Exercise directions:
Set the listing down again in full, word for word, with the pictures left out.

* * * *

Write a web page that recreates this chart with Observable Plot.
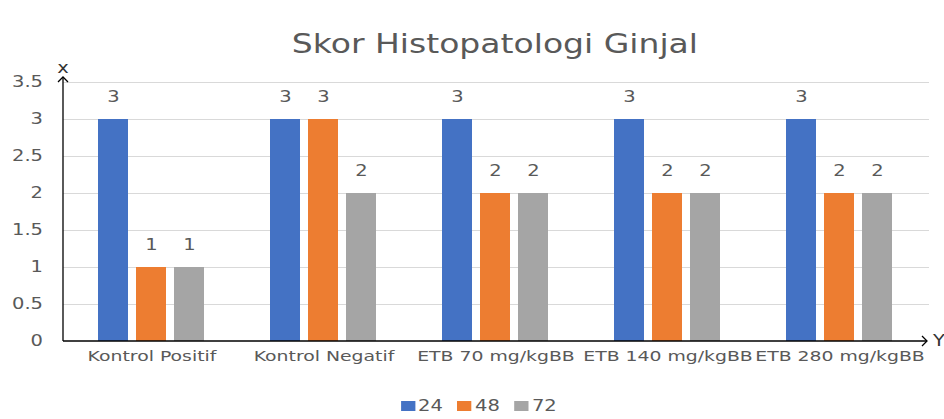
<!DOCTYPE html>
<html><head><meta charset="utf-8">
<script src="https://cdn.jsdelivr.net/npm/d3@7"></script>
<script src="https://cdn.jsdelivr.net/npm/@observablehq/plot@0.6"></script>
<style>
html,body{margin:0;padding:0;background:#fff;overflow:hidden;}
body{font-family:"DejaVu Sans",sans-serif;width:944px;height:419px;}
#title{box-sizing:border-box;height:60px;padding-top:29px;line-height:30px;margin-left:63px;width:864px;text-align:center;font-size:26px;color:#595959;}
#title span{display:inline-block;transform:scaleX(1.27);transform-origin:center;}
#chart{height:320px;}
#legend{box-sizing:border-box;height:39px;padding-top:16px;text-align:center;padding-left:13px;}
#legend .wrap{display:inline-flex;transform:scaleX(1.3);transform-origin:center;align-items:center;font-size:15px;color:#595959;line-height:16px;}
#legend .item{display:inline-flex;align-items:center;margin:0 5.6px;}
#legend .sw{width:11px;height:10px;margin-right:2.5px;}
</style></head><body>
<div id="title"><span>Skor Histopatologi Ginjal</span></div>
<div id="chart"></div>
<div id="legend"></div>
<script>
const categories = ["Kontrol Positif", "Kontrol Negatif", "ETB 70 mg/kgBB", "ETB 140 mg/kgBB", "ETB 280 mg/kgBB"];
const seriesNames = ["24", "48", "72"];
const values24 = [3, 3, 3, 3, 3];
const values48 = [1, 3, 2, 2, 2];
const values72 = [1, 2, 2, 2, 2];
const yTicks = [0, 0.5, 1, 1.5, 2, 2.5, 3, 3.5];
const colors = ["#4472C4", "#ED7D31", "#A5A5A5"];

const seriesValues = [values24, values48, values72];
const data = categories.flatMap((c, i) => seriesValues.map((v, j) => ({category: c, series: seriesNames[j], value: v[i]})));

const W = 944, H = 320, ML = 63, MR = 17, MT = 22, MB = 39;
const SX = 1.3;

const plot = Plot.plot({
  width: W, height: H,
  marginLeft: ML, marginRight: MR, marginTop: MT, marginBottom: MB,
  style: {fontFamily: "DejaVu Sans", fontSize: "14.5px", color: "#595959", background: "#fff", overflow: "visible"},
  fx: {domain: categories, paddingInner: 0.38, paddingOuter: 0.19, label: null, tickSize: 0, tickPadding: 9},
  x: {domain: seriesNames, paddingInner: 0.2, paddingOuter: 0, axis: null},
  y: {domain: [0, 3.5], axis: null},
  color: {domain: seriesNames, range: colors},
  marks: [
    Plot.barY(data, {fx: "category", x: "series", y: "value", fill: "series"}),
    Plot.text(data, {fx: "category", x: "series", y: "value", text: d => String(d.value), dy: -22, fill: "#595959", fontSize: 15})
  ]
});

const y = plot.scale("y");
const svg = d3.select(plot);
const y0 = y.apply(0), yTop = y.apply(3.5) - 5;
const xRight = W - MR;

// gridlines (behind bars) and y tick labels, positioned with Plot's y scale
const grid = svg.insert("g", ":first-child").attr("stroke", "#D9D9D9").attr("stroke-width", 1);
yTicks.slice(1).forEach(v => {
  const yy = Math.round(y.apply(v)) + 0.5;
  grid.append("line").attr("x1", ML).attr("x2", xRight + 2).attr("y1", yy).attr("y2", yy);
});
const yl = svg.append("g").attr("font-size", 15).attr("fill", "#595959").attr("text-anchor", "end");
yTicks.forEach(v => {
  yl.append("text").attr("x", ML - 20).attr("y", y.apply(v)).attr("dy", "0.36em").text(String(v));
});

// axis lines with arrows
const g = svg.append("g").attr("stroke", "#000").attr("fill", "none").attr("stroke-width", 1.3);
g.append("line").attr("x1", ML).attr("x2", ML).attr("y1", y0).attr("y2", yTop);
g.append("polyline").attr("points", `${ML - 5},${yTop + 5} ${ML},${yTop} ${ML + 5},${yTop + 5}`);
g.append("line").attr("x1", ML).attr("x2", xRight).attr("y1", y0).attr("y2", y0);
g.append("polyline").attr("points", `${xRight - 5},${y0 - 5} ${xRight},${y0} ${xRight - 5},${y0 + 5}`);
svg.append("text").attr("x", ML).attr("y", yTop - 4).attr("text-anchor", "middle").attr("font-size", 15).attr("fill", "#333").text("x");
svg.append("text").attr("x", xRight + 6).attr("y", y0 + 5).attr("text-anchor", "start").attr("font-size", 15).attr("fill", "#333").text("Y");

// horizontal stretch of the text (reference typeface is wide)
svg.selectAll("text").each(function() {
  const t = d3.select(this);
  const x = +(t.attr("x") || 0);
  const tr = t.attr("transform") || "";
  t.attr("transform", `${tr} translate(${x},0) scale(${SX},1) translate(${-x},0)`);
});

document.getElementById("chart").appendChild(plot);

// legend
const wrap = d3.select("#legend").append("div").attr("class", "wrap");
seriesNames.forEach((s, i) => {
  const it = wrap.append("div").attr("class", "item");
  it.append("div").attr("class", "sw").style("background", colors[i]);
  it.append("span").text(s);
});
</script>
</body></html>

* * * *

Answer to this exercise:
Write a web page that recreates this chart with Observable Plot.
<!DOCTYPE html>
<html><head><meta charset="utf-8">
<script src="https://cdn.jsdelivr.net/npm/d3@7"></script>
<script src="https://cdn.jsdelivr.net/npm/@observablehq/plot@0.6"></script>
<style>
html,body{margin:0;padding:0;background:#fff;overflow:hidden;}
body{font-family:"DejaVu Sans",sans-serif;width:944px;height:419px;}
#title{box-sizing:border-box;height:60px;padding-top:29px;line-height:30px;margin-left:63px;width:864px;text-align:center;font-size:26px;color:#595959;}
#title span{display:inline-block;transform:scaleX(1.27);transform-origin:center;}
#chart{height:320px;}
#legend{box-sizing:border-box;height:39px;padding-top:16px;text-align:center;padding-left:13px;}
#legend .wrap{display:inline-flex;transform:scaleX(1.3);transform-origin:center;align-items:center;font-size:15px;color:#595959;line-height:16px;}
#legend .item{display:inline-flex;align-items:center;margin:0 5.6px;}
#legend .sw{width:11px;height:10px;margin-right:2.5px;}
</style></head><body>
<div id="title"><span>Skor Histopatologi Ginjal</span></div>
<div id="chart"></div>
<div id="legend"></div>
<script>
const categories = ["Kontrol Positif", "Kontrol Negatif", "ETB 70 mg/kgBB", "ETB 140 mg/kgBB", "ETB 280 mg/kgBB"];
const seriesNames = ["24", "48", "72"];
const values24 = [3, 3, 3, 3, 3];
const values48 = [1, 3, 2, 2, 2];
const values72 = [1, 2, 2, 2, 2];
const yTicks = [0, 0.5, 1, 1.5, 2, 2.5, 3, 3.5];
const colors = ["#4472C4", "#ED7D31", "#A5A5A5"];

const seriesValues = [values24, values48, values72];
const data = categories.flatMap((c, i) => seriesValues.map((v, j) => ({category: c, series: seriesNames[j], value: v[i]})));

const W = 944, H = 320, ML = 63, MR = 17, MT = 22, MB = 39;
const SX = 1.3;

const plot = Plot.plot({
  width: W, height: H,
  marginLeft: ML, marginRight: MR, marginTop: MT, marginBottom: MB,
  style: {fontFamily: "DejaVu Sans", fontSize: "14.5px", color: "#595959", background: "#fff", overflow: "visible"},
  fx: {domain: categories, paddingInner: 0.38, paddingOuter: 0.19, label: null, tickSize: 0, tickPadding: 9},
  x: {domain: seriesNames, paddingInner: 0.2, paddingOuter: 0, axis: null},
  y: {domain: [0, 3.5], axis: null},
  color: {domain: seriesNames, range: colors},
  marks: [
    Plot.barY(data, {fx: "category", x: "series", y: "value", fill: "series"}),
    Plot.text(data, {fx: "category", x: "series", y: "value", text: d => String(d.value), dy: -22, fill: "#595959", fontSize: 15})
  ]
});

const y = plot.scale("y");
const svg = d3.select(plot);
const y0 = y.apply(0), yTop = y.apply(3.5) - 5;
const xRight = W - MR;

// gridlines (behind bars) and y tick labels, positioned with Plot's y scale
const grid = svg.insert("g", ":first-child").attr("stroke", "#D9D9D9").attr("stroke-width", 1);
yTicks.slice(1).forEach(v => {
  const yy = Math.round(y.apply(v)) + 0.5;
  grid.append("line").attr("x1", ML).attr("x2", xRight + 2).attr("y1", yy).attr("y2", yy);
});
const yl = svg.append("g").attr("font-size", 15).attr("fill", "#595959").attr("text-anchor", "end");
yTicks.forEach(v => {
  yl.append("text").attr("x", ML - 20).attr("y", y.apply(v)).attr("dy", "0.36em").text(String(v));
});

// axis lines with arrows
const g = svg.append("g").attr("stroke", "#000").attr("fill", "none").attr("stroke-width", 1.3);
g.append("line").attr("x1", ML).attr("x2", ML).attr("y1", y0).attr("y2", yTop);
g.append("polyline").attr("points", `${ML - 5},${yTop + 5} ${ML},${yTop} ${ML + 5},${yTop + 5}`);
g.append("line").attr("x1", ML).attr("x2", xRight).attr("y1", y0).attr("y2", y0);
g.append("polyline").attr("points", `${xRight - 5},${y0 - 5} ${xRight},${y0} ${xRight - 5},${y0 + 5}`);
svg.append("text").attr("x", ML).attr("y", yTop - 4).attr("text-anchor", "middle").attr("font-size", 15).attr("fill", "#333").text("x");
svg.append("text").attr("x", xRight + 6).attr("y", y0 + 5).attr("text-anchor", "start").attr("font-size", 15).attr("fill", "#333").text("Y");

// horizontal stretch of the text (reference typeface is wide)
svg.selectAll("text").each(function() {
  const t = d3.select(this);
  const x = +(t.attr("x") || 0);
  const tr = t.attr("transform") || "";
  t.attr("transform", `${tr} translate(${x},0) scale(${SX},1) translate(${-x},0)`);
});

document.getElementById("chart").appendChild(plot);

// legend
const wrap = d3.select("#legend").append("div").attr("class", "wrap");
seriesNames.forEach((s, i) => {
  const it = wrap.append("div").attr("class", "item");
  it.append("div").attr("class", "sw").style("background", colors[i]);
  it.append("span").text(s);
});
</script>
</body></html>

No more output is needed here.